— BEGIN Information supplied —

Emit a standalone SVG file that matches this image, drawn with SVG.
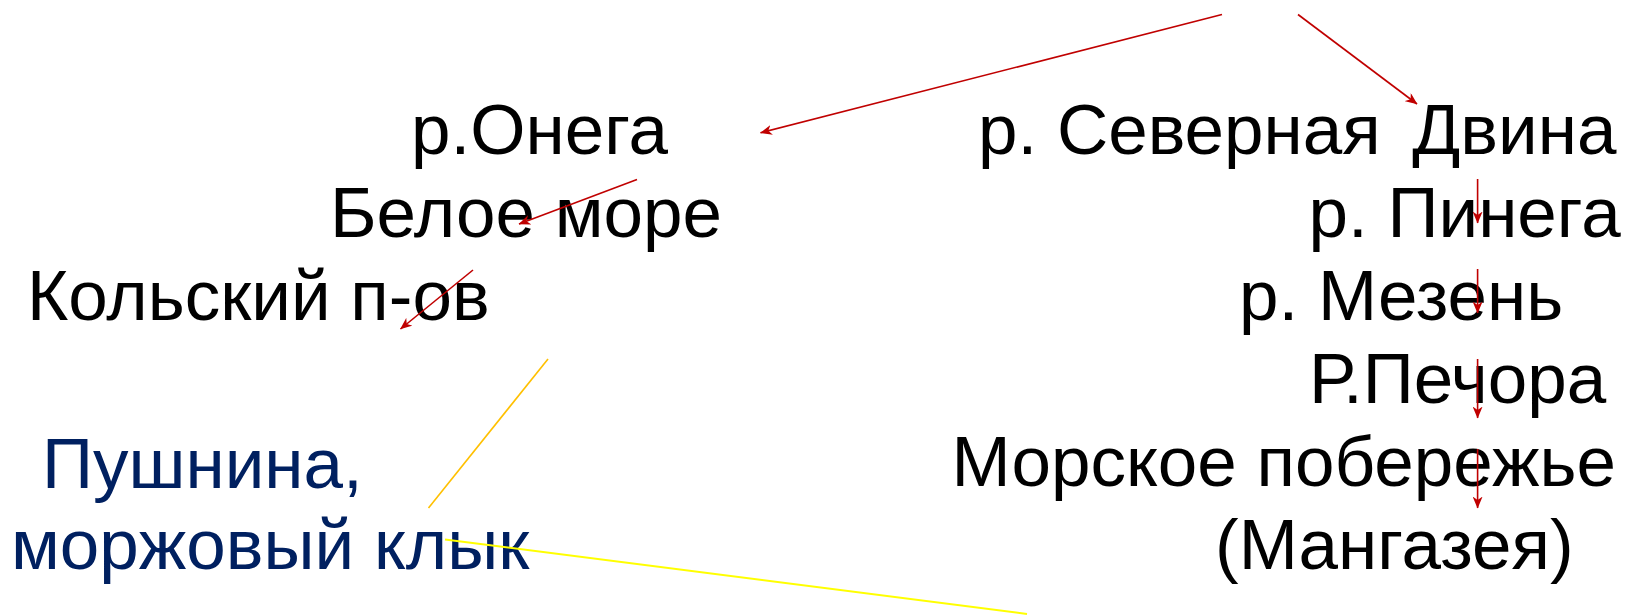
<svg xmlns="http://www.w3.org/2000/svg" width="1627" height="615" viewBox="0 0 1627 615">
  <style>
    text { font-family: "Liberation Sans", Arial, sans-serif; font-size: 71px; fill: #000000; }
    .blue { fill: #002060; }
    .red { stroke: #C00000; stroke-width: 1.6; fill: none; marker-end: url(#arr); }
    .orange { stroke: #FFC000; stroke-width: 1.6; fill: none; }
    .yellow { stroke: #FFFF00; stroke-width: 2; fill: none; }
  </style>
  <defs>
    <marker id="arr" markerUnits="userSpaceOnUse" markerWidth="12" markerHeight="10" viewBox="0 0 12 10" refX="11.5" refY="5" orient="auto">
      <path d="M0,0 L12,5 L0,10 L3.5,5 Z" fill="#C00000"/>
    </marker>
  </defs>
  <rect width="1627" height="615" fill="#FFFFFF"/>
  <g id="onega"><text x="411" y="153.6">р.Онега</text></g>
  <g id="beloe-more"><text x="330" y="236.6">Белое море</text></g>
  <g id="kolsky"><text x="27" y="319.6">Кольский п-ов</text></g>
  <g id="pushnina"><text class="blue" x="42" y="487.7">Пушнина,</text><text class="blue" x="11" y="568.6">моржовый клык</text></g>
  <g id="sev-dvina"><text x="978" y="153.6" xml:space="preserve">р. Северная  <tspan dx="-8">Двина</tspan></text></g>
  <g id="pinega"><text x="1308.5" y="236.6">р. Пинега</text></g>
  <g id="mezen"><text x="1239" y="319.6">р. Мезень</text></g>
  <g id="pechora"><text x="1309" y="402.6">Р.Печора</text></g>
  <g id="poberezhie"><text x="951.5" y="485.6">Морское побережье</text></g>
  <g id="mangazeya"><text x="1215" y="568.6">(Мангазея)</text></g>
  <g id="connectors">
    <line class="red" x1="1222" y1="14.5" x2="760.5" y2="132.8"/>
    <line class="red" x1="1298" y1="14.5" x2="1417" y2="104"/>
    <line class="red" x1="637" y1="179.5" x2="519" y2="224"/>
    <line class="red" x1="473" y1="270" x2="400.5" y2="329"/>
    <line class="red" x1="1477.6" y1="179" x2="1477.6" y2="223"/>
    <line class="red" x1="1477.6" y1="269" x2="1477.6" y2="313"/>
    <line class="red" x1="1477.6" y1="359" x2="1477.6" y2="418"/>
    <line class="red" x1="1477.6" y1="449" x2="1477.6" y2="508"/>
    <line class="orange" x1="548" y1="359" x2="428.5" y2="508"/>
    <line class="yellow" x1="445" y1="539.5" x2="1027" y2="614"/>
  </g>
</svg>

— END Information supplied —

* **Requirements**
Reproduce every line above as written, skipping pictures.

* **Written answer**
Emit a standalone SVG file that matches this image, drawn with SVG.
<svg xmlns="http://www.w3.org/2000/svg" width="1627" height="615" viewBox="0 0 1627 615">
  <style>
    text { font-family: "Liberation Sans", Arial, sans-serif; font-size: 71px; fill: #000000; }
    .blue { fill: #002060; }
    .red { stroke: #C00000; stroke-width: 1.6; fill: none; marker-end: url(#arr); }
    .orange { stroke: #FFC000; stroke-width: 1.6; fill: none; }
    .yellow { stroke: #FFFF00; stroke-width: 2; fill: none; }
  </style>
  <defs>
    <marker id="arr" markerUnits="userSpaceOnUse" markerWidth="12" markerHeight="10" viewBox="0 0 12 10" refX="11.5" refY="5" orient="auto">
      <path d="M0,0 L12,5 L0,10 L3.5,5 Z" fill="#C00000"/>
    </marker>
  </defs>
  <rect width="1627" height="615" fill="#FFFFFF"/>
  <g id="onega"><text x="411" y="153.6">р.Онега</text></g>
  <g id="beloe-more"><text x="330" y="236.6">Белое море</text></g>
  <g id="kolsky"><text x="27" y="319.6">Кольский п-ов</text></g>
  <g id="pushnina"><text class="blue" x="42" y="487.7">Пушнина,</text><text class="blue" x="11" y="568.6">моржовый клык</text></g>
  <g id="sev-dvina"><text x="978" y="153.6" xml:space="preserve">р. Северная  <tspan dx="-8">Двина</tspan></text></g>
  <g id="pinega"><text x="1308.5" y="236.6">р. Пинега</text></g>
  <g id="mezen"><text x="1239" y="319.6">р. Мезень</text></g>
  <g id="pechora"><text x="1309" y="402.6">Р.Печора</text></g>
  <g id="poberezhie"><text x="951.5" y="485.6">Морское побережье</text></g>
  <g id="mangazeya"><text x="1215" y="568.6">(Мангазея)</text></g>
  <g id="connectors">
    <line class="red" x1="1222" y1="14.5" x2="760.5" y2="132.8"/>
    <line class="red" x1="1298" y1="14.5" x2="1417" y2="104"/>
    <line class="red" x1="637" y1="179.5" x2="519" y2="224"/>
    <line class="red" x1="473" y1="270" x2="400.5" y2="329"/>
    <line class="red" x1="1477.6" y1="179" x2="1477.6" y2="223"/>
    <line class="red" x1="1477.6" y1="269" x2="1477.6" y2="313"/>
    <line class="red" x1="1477.6" y1="359" x2="1477.6" y2="418"/>
    <line class="red" x1="1477.6" y1="449" x2="1477.6" y2="508"/>
    <line class="orange" x1="548" y1="359" x2="428.5" y2="508"/>
    <line class="yellow" x1="445" y1="539.5" x2="1027" y2="614"/>
  </g>
</svg>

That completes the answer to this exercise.